The Universal Language: Interdisciplinary Connections

Finally, it is worth stepping back to see that the challenges of SoC design are not isolated problems. They are often specific instances of more general, universal questions that have been studied in other fields for decades. The language of mathematics, particularly theoretical computer science, provides a powerful framework for modeling and solving these challenges.

Consider the problem of ensuring the integrity of a chip by placing sensors on its components to monitor the communication links between them. Placing a sensor on a component covers all links connected to it, but each component has a different cost for sensor integration. The goal is to monitor all links for the minimum possible total cost.

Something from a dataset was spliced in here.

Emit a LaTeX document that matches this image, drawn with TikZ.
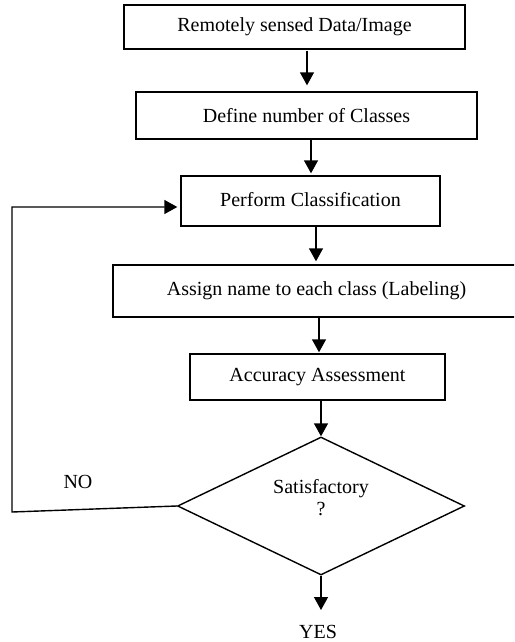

This might seem like a niche chip design puzzle, but it is, in fact, a classic problem from Graph Theory. If we model the components as vertices and the communication links as edges in a graph, the problem is transformed. We are looking for a set of vertices such that every edge is incident to at least one vertex in the set. This is known as a vertex cover. When costs are involved, it becomes the minimum weight vertex cover problem. By abstracting the physical problem into a graph, we can leverage decades of research and powerful algorithms from computer science to find an optimal solution. This is a stunning example of how abstract mathematical concepts provide concrete answers to real-world engineering problems, revealing the deep unity of scientific and logical principles.

From navigating the physical laws of heat and voltage to mastering the abstract nature of time and complexity, and finally to speaking the universal language of mathematics, the design of a System-on-Chip is one of the great intellectual adventures of our time. The device in your hand is not just a piece of technology; it is a physical manifestation of this grand synthesis.